De propos délibéré, ils estompaient les contradictions de classe. Dans sa lettre à Engels du 27 juillet 1854, Marx écrivait : « Un livre qui m’intéresse beaucoup, c’est : Thierry, « Histoire de la formation et du progrès du tiers état », 1853. Ce qu’il y a de curieux, c’est que ce père de la « lutte des classes » dans l’historiographie française s’emporte, dans sa préface, contre les « modernes » qui voient actuellement un antagonisme entre la bourgeoisie et le prolétariat et veulent découvrir des traces de cette antinomie dans l’histoire même du tiers état jusqu’en 1789.
Il se donne beaucoup de mal pour démontrer que le tiers état englobait tous les états autres que la noblesse et le clergé, et que la bourgeoisie joue son rôle comme représentant de tous ces autres éléments » (Marx-Engels : Ausgewählte Briefe, B. 1953, S. 105).
Après la révolution de 1830, les historiens de la Restauration se firent les défenseurs déclarés de l’ordre bourgeois. Pendant la révolution de 1848, Guizot fut le bourreau de la classe ouvrière.

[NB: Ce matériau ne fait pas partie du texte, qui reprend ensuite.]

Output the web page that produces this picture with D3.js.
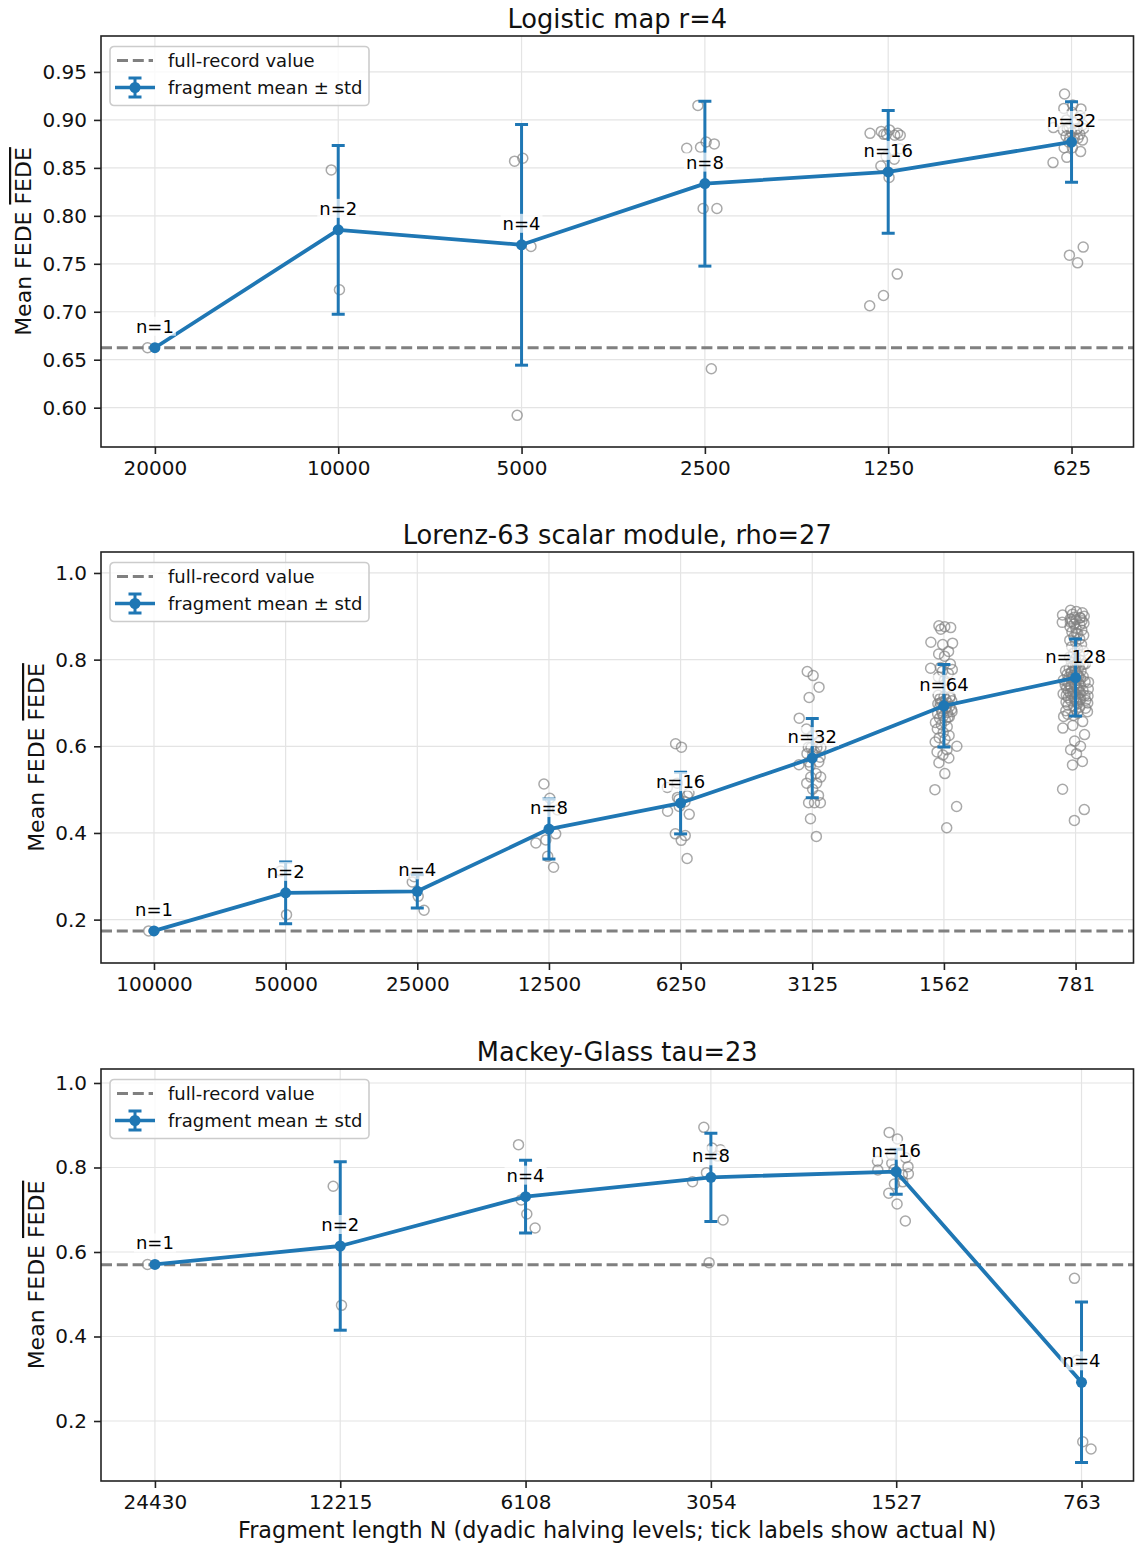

HISTORISME, METHODE HISTORIQUE. Etude des objets, des phénomènes et des événements au point de vue de leur apparition et de leur développement, en liaison avec les conditions historiques concrètes qui les ont engendrés. La méthode
dialectique marxiste de l’histoire considère les phénomènes sous l’angle de leur connexion interne et de leur action réciproque.
Il n’est pas dans le monde de faits isolés ; chaque phénomène est lié à un autre. C’est pourquoi on ne peut comprendre un phénomène qu’en l’abordant historiquement, en analysant la situation concrète à laquelle ce phénomène se rattache.
Le principe marxiste de l’historisme n’a rien de commun avec la substitution de schémas abstraits coupés de la vie, à l’étude de l’histoire concrète. La méthode marxiste exclut toute mutilation de la réalité, toute interprétation tendancieuse du passé détaché des conditions historiques.
Dans sa décision du 14 novembre 1938 « Sur l’organisation de la propagande du parti à l’occasion de la publication du « Précis d’Histoire du P.C.(b) de l’U.R.S.S. », le Comité Central du P.C.(b) de l’U.R.S.S. dénonce le caractère antimarxiste de l’« école» historique de Pokrovski : « Jusqu’à ces temps derniers, les déformations et la vulgarisation antimarxistes dans la science historique étaient liées à ce qu’on appelle l’« école » de Pokrovski, qui faussait l’interprétation des faits historiques et, contrairement aux principes du matérialisme historique, les expliquait du point de vue de l’actualité, et non du point de vue des conditions dans lesquelles les événements s’étaient déroulés, ce qui défigurait l’histoire réelle. »
Tous les ouvrages des grands guides du prolétariat — Marx, Engels, Lénine et Staline — ainsi que les décisions du Parti communiste de l’Union Soviétique sont des modèles d’application de la méthode historique.
La sociologie bourgeoise est antihistorique, métaphysique par sa nature même. Les écoles sociologiques bourgeoises, néo- kantienne (V. Néo-kantisme) et autres, nient le principe de l’historisme, les lois objectives du développement de la société humaine.
L’hostilité de la sociologie bourgeoise envers l’historisme est due à l’effroi que lui inspirent la vérité historique, l’étude objective du passé et du présent, car une telle étude prouve incontestablement que la société capitaliste a historiquement un caractère transitoire. (V. également Connexion et interaction des phénomènes ; Dogme, dogmatisme.)